-- DATA EXCERPT --
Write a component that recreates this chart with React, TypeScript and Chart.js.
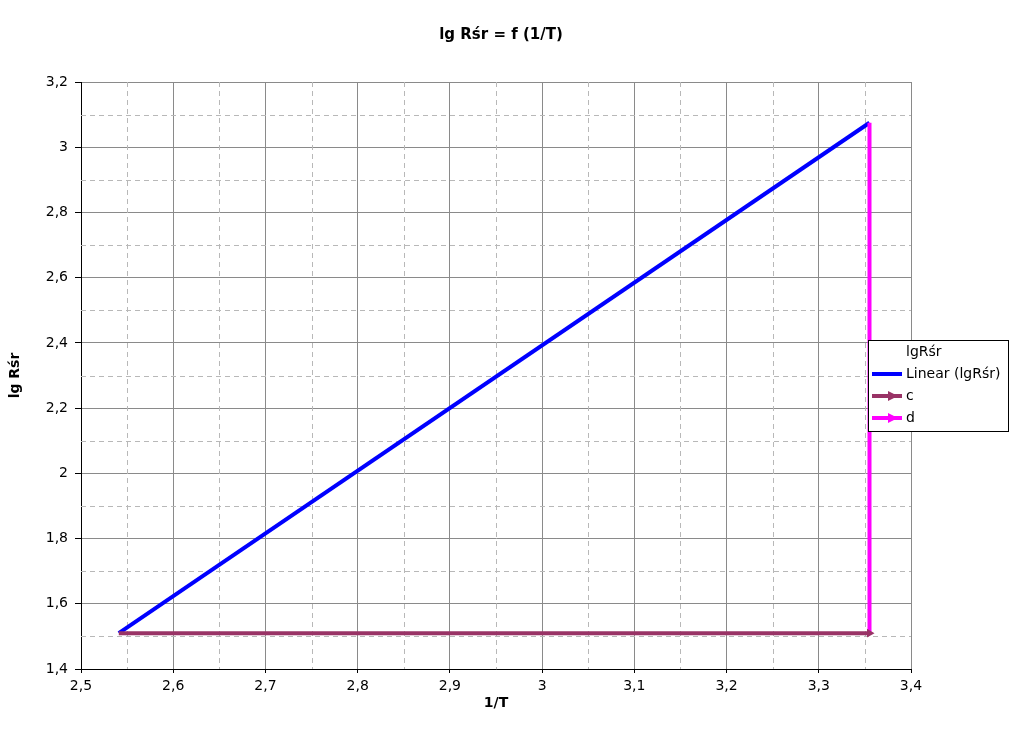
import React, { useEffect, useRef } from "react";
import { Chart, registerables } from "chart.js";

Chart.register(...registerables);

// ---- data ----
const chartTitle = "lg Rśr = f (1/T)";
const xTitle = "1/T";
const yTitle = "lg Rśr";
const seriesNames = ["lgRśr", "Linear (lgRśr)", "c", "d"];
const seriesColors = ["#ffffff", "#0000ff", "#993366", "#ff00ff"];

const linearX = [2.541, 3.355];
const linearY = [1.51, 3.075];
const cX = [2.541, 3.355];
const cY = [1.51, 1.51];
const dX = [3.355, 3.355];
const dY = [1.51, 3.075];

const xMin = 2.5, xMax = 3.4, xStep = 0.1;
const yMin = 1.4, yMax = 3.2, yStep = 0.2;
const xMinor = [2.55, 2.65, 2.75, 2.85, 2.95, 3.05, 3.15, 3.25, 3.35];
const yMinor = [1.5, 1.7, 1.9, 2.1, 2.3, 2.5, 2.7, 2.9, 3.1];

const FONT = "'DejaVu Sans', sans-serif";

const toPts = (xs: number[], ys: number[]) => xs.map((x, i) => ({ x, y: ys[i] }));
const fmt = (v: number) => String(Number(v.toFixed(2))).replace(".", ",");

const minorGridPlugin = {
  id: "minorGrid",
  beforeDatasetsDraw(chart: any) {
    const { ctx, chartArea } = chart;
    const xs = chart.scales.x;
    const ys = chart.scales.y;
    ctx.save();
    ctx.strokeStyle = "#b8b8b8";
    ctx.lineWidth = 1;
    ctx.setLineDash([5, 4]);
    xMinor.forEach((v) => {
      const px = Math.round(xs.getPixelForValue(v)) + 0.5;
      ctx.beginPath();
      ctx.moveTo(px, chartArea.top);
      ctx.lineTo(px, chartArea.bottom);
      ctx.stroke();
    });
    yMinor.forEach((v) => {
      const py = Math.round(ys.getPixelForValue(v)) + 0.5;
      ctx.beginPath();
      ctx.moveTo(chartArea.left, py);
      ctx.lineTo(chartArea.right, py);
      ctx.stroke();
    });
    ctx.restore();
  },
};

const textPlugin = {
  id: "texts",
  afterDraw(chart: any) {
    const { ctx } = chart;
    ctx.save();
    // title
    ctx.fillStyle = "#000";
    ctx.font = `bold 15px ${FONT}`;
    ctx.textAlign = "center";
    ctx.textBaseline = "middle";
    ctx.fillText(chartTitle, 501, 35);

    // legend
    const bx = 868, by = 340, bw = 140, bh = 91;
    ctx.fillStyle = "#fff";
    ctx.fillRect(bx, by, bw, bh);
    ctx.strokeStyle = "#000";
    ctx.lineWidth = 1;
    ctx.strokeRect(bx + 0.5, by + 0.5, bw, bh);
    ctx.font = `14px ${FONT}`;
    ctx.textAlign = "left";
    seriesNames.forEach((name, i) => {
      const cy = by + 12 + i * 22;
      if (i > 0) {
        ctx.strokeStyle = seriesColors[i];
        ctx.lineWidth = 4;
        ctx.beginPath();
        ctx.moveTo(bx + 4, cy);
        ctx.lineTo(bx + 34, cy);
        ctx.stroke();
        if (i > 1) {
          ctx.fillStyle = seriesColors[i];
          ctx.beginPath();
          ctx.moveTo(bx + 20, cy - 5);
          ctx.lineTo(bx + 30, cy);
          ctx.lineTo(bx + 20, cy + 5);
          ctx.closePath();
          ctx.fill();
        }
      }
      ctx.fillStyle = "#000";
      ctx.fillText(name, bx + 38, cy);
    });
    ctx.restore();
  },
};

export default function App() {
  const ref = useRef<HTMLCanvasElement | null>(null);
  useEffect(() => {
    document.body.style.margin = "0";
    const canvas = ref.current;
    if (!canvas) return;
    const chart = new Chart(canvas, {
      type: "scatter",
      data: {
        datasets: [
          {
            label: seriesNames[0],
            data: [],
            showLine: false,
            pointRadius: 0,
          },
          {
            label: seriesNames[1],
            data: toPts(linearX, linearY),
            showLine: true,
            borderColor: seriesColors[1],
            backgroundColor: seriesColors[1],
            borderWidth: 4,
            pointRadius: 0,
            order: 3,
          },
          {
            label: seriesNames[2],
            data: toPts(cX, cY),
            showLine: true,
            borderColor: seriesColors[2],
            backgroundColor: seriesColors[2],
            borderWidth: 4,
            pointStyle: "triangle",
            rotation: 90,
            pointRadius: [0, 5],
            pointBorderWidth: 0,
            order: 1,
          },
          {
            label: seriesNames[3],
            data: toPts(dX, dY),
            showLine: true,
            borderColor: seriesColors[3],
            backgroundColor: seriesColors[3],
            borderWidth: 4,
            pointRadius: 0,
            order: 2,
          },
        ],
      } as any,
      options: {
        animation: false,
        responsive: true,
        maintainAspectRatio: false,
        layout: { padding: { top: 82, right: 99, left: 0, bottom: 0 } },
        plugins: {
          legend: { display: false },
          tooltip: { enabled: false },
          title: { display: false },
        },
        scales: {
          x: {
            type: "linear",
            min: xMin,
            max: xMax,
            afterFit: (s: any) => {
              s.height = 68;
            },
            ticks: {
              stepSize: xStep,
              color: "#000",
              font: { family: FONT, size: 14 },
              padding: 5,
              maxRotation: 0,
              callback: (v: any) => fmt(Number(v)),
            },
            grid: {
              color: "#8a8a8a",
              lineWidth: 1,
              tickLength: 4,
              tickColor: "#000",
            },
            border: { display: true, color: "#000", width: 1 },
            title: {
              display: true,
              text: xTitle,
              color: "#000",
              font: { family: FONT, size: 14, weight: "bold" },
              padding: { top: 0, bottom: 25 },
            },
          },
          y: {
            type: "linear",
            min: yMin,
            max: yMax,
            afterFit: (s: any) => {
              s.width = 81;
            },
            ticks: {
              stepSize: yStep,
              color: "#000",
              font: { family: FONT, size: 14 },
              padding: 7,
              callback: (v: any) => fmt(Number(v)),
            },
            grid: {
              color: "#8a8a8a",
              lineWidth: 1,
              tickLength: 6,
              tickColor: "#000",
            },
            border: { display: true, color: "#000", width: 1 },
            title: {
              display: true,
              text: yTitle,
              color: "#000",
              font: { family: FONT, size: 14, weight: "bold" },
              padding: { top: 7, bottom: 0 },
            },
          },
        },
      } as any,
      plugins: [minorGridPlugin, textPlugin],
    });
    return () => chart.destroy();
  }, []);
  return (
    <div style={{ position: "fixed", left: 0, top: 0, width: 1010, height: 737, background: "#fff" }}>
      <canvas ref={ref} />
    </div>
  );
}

-- EXERCISE DETAILS --
Would you return the data exactly as written, without the pictures?

-- RESULT OF THE TASK --
Write a component that recreates this chart with React, TypeScript and Chart.js.
import React, { useEffect, useRef } from "react";
import { Chart, registerables } from "chart.js";

Chart.register(...registerables);

// ---- data ----
const chartTitle = "lg Rśr = f (1/T)";
const xTitle = "1/T";
const yTitle = "lg Rśr";
const seriesNames = ["lgRśr", "Linear (lgRśr)", "c", "d"];
const seriesColors = ["#ffffff", "#0000ff", "#993366", "#ff00ff"];

const linearX = [2.541, 3.355];
const linearY = [1.51, 3.075];
const cX = [2.541, 3.355];
const cY = [1.51, 1.51];
const dX = [3.355, 3.355];
const dY = [1.51, 3.075];

const xMin = 2.5, xMax = 3.4, xStep = 0.1;
const yMin = 1.4, yMax = 3.2, yStep = 0.2;
const xMinor = [2.55, 2.65, 2.75, 2.85, 2.95, 3.05, 3.15, 3.25, 3.35];
const yMinor = [1.5, 1.7, 1.9, 2.1, 2.3, 2.5, 2.7, 2.9, 3.1];

const FONT = "'DejaVu Sans', sans-serif";

const toPts = (xs: number[], ys: number[]) => xs.map((x, i) => ({ x, y: ys[i] }));
const fmt = (v: number) => String(Number(v.toFixed(2))).replace(".", ",");

const minorGridPlugin = {
  id: "minorGrid",
  beforeDatasetsDraw(chart: any) {
    const { ctx, chartArea } = chart;
    const xs = chart.scales.x;
    const ys = chart.scales.y;
    ctx.save();
    ctx.strokeStyle = "#b8b8b8";
    ctx.lineWidth = 1;
    ctx.setLineDash([5, 4]);
    xMinor.forEach((v) => {
      const px = Math.round(xs.getPixelForValue(v)) + 0.5;
      ctx.beginPath();
      ctx.moveTo(px, chartArea.top);
      ctx.lineTo(px, chartArea.bottom);
      ctx.stroke();
    });
    yMinor.forEach((v) => {
      const py = Math.round(ys.getPixelForValue(v)) + 0.5;
      ctx.beginPath();
      ctx.moveTo(chartArea.left, py);
      ctx.lineTo(chartArea.right, py);
      ctx.stroke();
    });
    ctx.restore();
  },
};

const textPlugin = {
  id: "texts",
  afterDraw(chart: any) {
    const { ctx } = chart;
    ctx.save();
    // title
    ctx.fillStyle = "#000";
    ctx.font = `bold 15px ${FONT}`;
    ctx.textAlign = "center";
    ctx.textBaseline = "middle";
    ctx.fillText(chartTitle, 501, 35);

    // legend
    const bx = 868, by = 340, bw = 140, bh = 91;
    ctx.fillStyle = "#fff";
    ctx.fillRect(bx, by, bw, bh);
    ctx.strokeStyle = "#000";
    ctx.lineWidth = 1;
    ctx.strokeRect(bx + 0.5, by + 0.5, bw, bh);
    ctx.font = `14px ${FONT}`;
    ctx.textAlign = "left";
    seriesNames.forEach((name, i) => {
      const cy = by + 12 + i * 22;
      if (i > 0) {
        ctx.strokeStyle = seriesColors[i];
        ctx.lineWidth = 4;
        ctx.beginPath();
        ctx.moveTo(bx + 4, cy);
        ctx.lineTo(bx + 34, cy);
        ctx.stroke();
        if (i > 1) {
          ctx.fillStyle = seriesColors[i];
          ctx.beginPath();
          ctx.moveTo(bx + 20, cy - 5);
          ctx.lineTo(bx + 30, cy);
          ctx.lineTo(bx + 20, cy + 5);
          ctx.closePath();
          ctx.fill();
        }
      }
      ctx.fillStyle = "#000";
      ctx.fillText(name, bx + 38, cy);
    });
    ctx.restore();
  },
};

export default function App() {
  const ref = useRef<HTMLCanvasElement | null>(null);
  useEffect(() => {
    document.body.style.margin = "0";
    const canvas = ref.current;
    if (!canvas) return;
    const chart = new Chart(canvas, {
      type: "scatter",
      data: {
        datasets: [
          {
            label: seriesNames[0],
            data: [],
            showLine: false,
            pointRadius: 0,
          },
          {
            label: seriesNames[1],
            data: toPts(linearX, linearY),
            showLine: true,
            borderColor: seriesColors[1],
            backgroundColor: seriesColors[1],
            borderWidth: 4,
            pointRadius: 0,
            order: 3,
          },
          {
            label: seriesNames[2],
            data: toPts(cX, cY),
            showLine: true,
            borderColor: seriesColors[2],
            backgroundColor: seriesColors[2],
            borderWidth: 4,
            pointStyle: "triangle",
            rotation: 90,
            pointRadius: [0, 5],
            pointBorderWidth: 0,
            order: 1,
          },
          {
            label: seriesNames[3],
            data: toPts(dX, dY),
            showLine: true,
            borderColor: seriesColors[3],
            backgroundColor: seriesColors[3],
            borderWidth: 4,
            pointRadius: 0,
            order: 2,
          },
        ],
      } as any,
      options: {
        animation: false,
        responsive: true,
        maintainAspectRatio: false,
        layout: { padding: { top: 82, right: 99, left: 0, bottom: 0 } },
        plugins: {
          legend: { display: false },
          tooltip: { enabled: false },
          title: { display: false },
        },
        scales: {
          x: {
            type: "linear",
            min: xMin,
            max: xMax,
            afterFit: (s: any) => {
              s.height = 68;
            },
            ticks: {
              stepSize: xStep,
              color: "#000",
              font: { family: FONT, size: 14 },
              padding: 5,
              maxRotation: 0,
              callback: (v: any) => fmt(Number(v)),
            },
            grid: {
              color: "#8a8a8a",
              lineWidth: 1,
              tickLength: 4,
              tickColor: "#000",
            },
            border: { display: true, color: "#000", width: 1 },
            title: {
              display: true,
              text: xTitle,
              color: "#000",
              font: { family: FONT, size: 14, weight: "bold" },
              padding: { top: 0, bottom: 25 },
            },
          },
          y: {
            type: "linear",
            min: yMin,
            max: yMax,
            afterFit: (s: any) => {
              s.width = 81;
            },
            ticks: {
              stepSize: yStep,
              color: "#000",
              font: { family: FONT, size: 14 },
              padding: 7,
              callback: (v: any) => fmt(Number(v)),
            },
            grid: {
              color: "#8a8a8a",
              lineWidth: 1,
              tickLength: 6,
              tickColor: "#000",
            },
            border: { display: true, color: "#000", width: 1 },
            title: {
              display: true,
              text: yTitle,
              color: "#000",
              font: { family: FONT, size: 14, weight: "bold" },
              padding: { top: 7, bottom: 0 },
            },
          },
        },
      } as any,
      plugins: [minorGridPlugin, textPlugin],
    });
    return () => chart.destroy();
  }, []);
  return (
    <div style={{ position: "fixed", left: 0, top: 0, width: 1010, height: 737, background: "#fff" }}>
      <canvas ref={ref} />
    </div>
  );
}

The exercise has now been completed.